The effect of a fully-premixed pilot flame on the velocity-forced flame response of a fully premixed flame in a single-nozzle lean-premixed swirl combustor operating on natural gas fuel is investigated. Measurements of the flame transfer function show that as the percent pilot is increased there is a decrease in the flame transfer function gain at all frequencies, a decrease in the frequencies at which the gain minima and maxima occurred, and a decrease in the flame transfer function phase at high frequencies.

High-speed CH* chemiluminescence flame imaging is used to gain a better understanding of the mechanism(s) whereby the pilot flame affects flame dynamics and thereby the flame transfer function.

Time-averaged flame images show that the location of the maximum heat release rate does not change with forcing frequency or percent pilot, although the flame extends further upstream into the inner shear layer with increasing percent pilot.

Heat release rate fluctuation images show that significant heat release rate fluctuations occur in the inner shear layer, the outer recirculation zone, and the near wall region and that the primary effect of increasing the forcing frequency or the percent pilot is a shift of the heat release rate fluctuation from the near wall region to the inner shear layer. In addition, an increase in the percent pilot results in lengthening and narrowing of the inner shear layer and the near wall regions.

The phase images show that the phase is less uniform as the frequency or percent pilot increase, resulting in greater interference between in phase and out of phase fluctuations which reduces the FTF gain. The phase images also show that the wavelength of the heat release rate perturbation travelling through the inner shear layer decreases with increasing frequency and percent pilot which suggests that the pilot flame alters the recirculation flow field.

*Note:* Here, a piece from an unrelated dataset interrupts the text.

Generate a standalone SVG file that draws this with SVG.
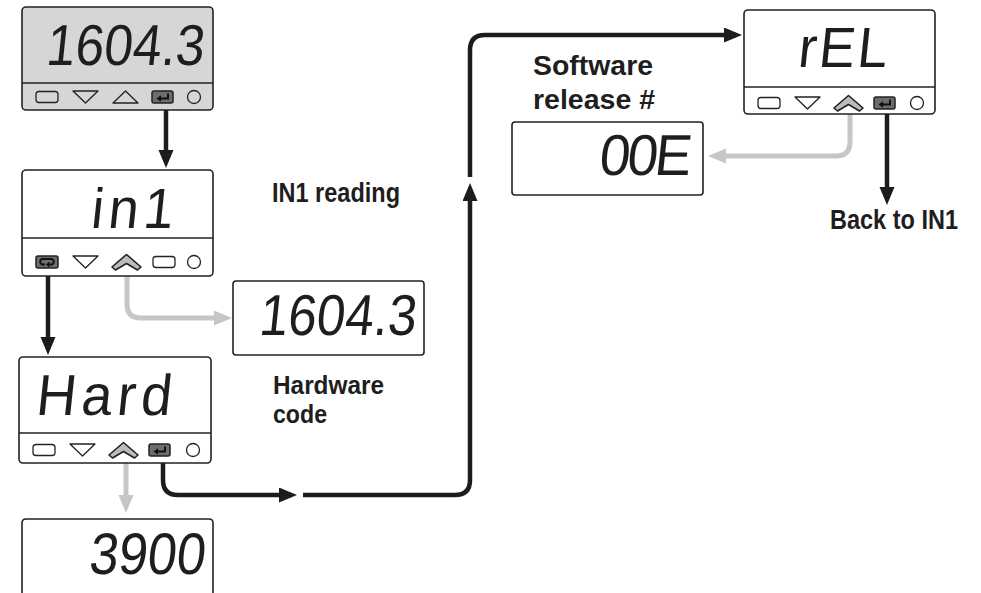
<svg xmlns="http://www.w3.org/2000/svg" xmlns:xlink="http://www.w3.org/1999/xlink" width="981" height="593" viewBox="0 0 981 593">
<style>
.dev{fill:#fff;stroke:#222;stroke-width:1.6}
.dev1{fill:#d5d6d8;stroke:#222;stroke-width:1.6}
.div{stroke:#222;stroke-width:1.6}
.btn{fill:#fff;stroke:#222;stroke-width:1.3}
.btn1{fill:#d5d6d8;stroke:#222;stroke-width:1.3}
.dk{fill:#6b6d70;stroke:#222;stroke-width:1.5}
.chev{fill:#b9bbbe;stroke:#222;stroke-width:1.6;stroke-linejoin:round}
.sym{fill:none;stroke:#111;stroke-width:2}
.seg{font-family:"Liberation Sans",Arial,sans-serif;font-weight:normal;fill:#1e1e20}
.lbl{font-family:"Liberation Sans",Arial,sans-serif;font-weight:bold;font-size:27px;fill:#1e1e20}
.lbs{font-size:25px}
.blk{fill:none;stroke:#1c1c1e;stroke-width:4.5;marker-end:url(#hb)}
.gry{fill:none;stroke:#c4c6ca;stroke-width:5;marker-end:url(#hg)}
</style>
<defs>
<marker id="hb" markerUnits="userSpaceOnUse" markerWidth="20" markerHeight="16" refX="12" refY="7.5" orient="auto"><path d="M0,0 L18,7.5 L0,15 Z" fill="#1c1c1e"/></marker>
<marker id="hg" markerUnits="userSpaceOnUse" markerWidth="20" markerHeight="16" refX="12" refY="7.5" orient="auto"><path d="M0,0 L18,7.5 L0,15 Z" fill="#c4c6ca"/></marker>
<g id="bRect"><rect x="14" y="-5.5" width="22" height="11" rx="3"/></g>
<g id="bDown"><polygon points="51,-6 76,-6 63.5,6" stroke-linejoin="round"/></g>
<g id="bUpChev"><path class="chev" d="M90,5 L104.5,-7.5 L119,5 L115.5,8 L104.5,1.5 L93.5,8 Z"/></g>
<g id="bEnter"><rect class="dk" x="130" y="-6" width="21" height="12" rx="2"/><path class="sym" d="M146,-3.5 V1.5 H138"/><path d="M134.5,1.5 L139,-1.8 L139,4.8 Z" fill="#111"/></g>
<g id="bLoop"><rect class="dk" x="14" y="-6" width="22" height="12" rx="2"/><path class="sym" d="M23,2.5 H20 A3,3 0 0 1 20,-3 H30 A3,3 0 0 1 30,2.5 H26"/><path d="M24,2.5 L27.5,-0.5 L27.5,5.5 Z" fill="#111"/></g>
</defs>

<g id="connectors">
<path class="blk" d="M166,104 V162"/>
<path class="blk" d="M48,270 V349"/>
<path class="gry" d="M127,272 V304 Q127,318 141,318 H226"/>
<path class="gry" d="M126,463 V507"/>
<path class="blk" d="M163,441 V480 Q163,495 178,495 H291"/>
<path class="blk" d="M303,495 H455 Q470,495 470,480 V189"/>
<path class="blk" d="M470,177 V50 Q470,35 485,35 H736"/>
<path class="gry" d="M850,113 V142 Q850,156 836,156 H714"/>
<path class="blk" d="M887,114 V199"/>
</g>

<g id="node-main">
<rect class="dev1" x="22" y="7" width="191" height="103" rx="4"/>
<line class="div" x1="22" y1="83" x2="213" y2="83"/>
<g transform="translate(203,65) skewX(-6) scale(1,1.05)"><text class="seg" x="0" y="0" font-size="55" text-anchor="end" textLength="158" lengthAdjust="spacingAndGlyphs">1604.3</text></g>
<g transform="translate(22,97)">
<use xlink:href="#bRect" class="btn1"/>
<use xlink:href="#bDown" class="btn1"/>
<polygon class="btn1" points="91,6 116,6 103.5,-6" stroke-linejoin="round"/>
<use xlink:href="#bEnter"/>
<circle class="btn1" cx="172" cy="0" r="6.5"/>
</g>
</g>

<g id="node-in1">
<rect class="dev" x="22" y="170" width="191" height="106" rx="4"/>
<line class="div" x1="22" y1="238" x2="213" y2="238"/>
<g transform="translate(172,228) skewX(-6) scale(1,1.05)"><text class="seg" x="0" y="0" font-size="54" text-anchor="end" textLength="82" lengthAdjust="spacing">in1</text></g>
<g transform="translate(22,262)">
<use xlink:href="#bLoop"/>
<use xlink:href="#bDown" class="btn"/>
<use xlink:href="#bUpChev"/>
<rect class="btn" x="131" y="-5.5" width="22" height="11" rx="3"/>
<circle class="btn" cx="172" cy="0" r="6.5"/>
</g>
</g>

<g id="node-in1-value">
<rect class="dev" x="233" y="281" width="191" height="74" rx="3"/>
<g transform="translate(415,335) skewX(-6) scale(1,1.05)"><text class="seg" x="0" y="0" font-size="55" text-anchor="end" textLength="157" lengthAdjust="spacingAndGlyphs">1604.3</text></g>
</g>

<g id="node-hard">
<rect class="dev" x="19" y="357" width="192" height="106" rx="4"/>
<line class="div" x1="19" y1="433" x2="211" y2="433"/>
<g transform="translate(170,415) skewX(-6) scale(1,1.05)"><text class="seg" x="0" y="0" font-size="55" text-anchor="end" textLength="135" lengthAdjust="spacing">Hard</text></g>
<g transform="translate(19,450)">
<use xlink:href="#bRect" class="btn"/>
<use xlink:href="#bDown" class="btn"/>
<use xlink:href="#bUpChev"/>
<use xlink:href="#bEnter"/>
<circle class="btn" cx="174" cy="0" r="6.5"/>
</g>
</g>

<g id="node-hard-value">
<path class="dev" d="M22,600 V523 Q22,519 26,519 H209 Q213,519 213,523 V600"/>
<g transform="translate(204,574) skewX(-6) scale(1,1.05)"><text class="seg" x="0" y="0" font-size="56" text-anchor="end" textLength="116" lengthAdjust="spacingAndGlyphs">3900</text></g>
</g>

<g id="node-rel">
<rect class="dev" x="744" y="10" width="191" height="104" rx="4"/>
<line class="div" x1="744" y1="87" x2="935" y2="87"/>
<g transform="translate(886,67) skewX(-6) scale(1,1.05)"><text class="seg" x="0" y="0" font-size="54" text-anchor="end" textLength="89" lengthAdjust="spacing">rEL</text></g>
<g transform="translate(744,103)">
<use xlink:href="#bRect" class="btn"/>
<use xlink:href="#bDown" class="btn"/>
<use xlink:href="#bUpChev"/>
<use xlink:href="#bEnter"/>
<circle class="btn" cx="173" cy="0" r="6.5"/>
</g>
</g>

<g id="node-rel-value">
<rect class="dev" x="512" y="122" width="191" height="73" rx="3"/>
<g transform="translate(690,175) skewX(-6) scale(1,1.05)"><text class="seg" x="0" y="0" font-size="55" text-anchor="end" textLength="92" lengthAdjust="spacing">00E</text></g>
</g>

<g id="labels">
<text class="lbl" x="272" y="202" textLength="128" lengthAdjust="spacingAndGlyphs">IN1 reading</text>
<text class="lbl lbs" x="273" y="394" textLength="111" lengthAdjust="spacingAndGlyphs">Hardware</text>
<text class="lbl lbs" x="273" y="423" textLength="54" lengthAdjust="spacingAndGlyphs">code</text>
<text class="lbl" x="533" y="75" textLength="120" lengthAdjust="spacingAndGlyphs">Software</text>
<text class="lbl" x="533" y="109" textLength="122" lengthAdjust="spacingAndGlyphs">release #</text>
<text class="lbl" x="830" y="229" textLength="128" lengthAdjust="spacingAndGlyphs">Back to IN1</text>
</g>
</svg>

Flame transfer functions calculated for the heat release rate fluctuations in the inner shear layer, the near wall region and the outer recirculation zone show that the inner shear layer is the largest contributor to the global heat release rate fluctuation in the unpiloted flame and that the primary effect of the pilot flame on the reduction of the global FTF gain is a result of the pilot flame’s effect on the inner shear layer.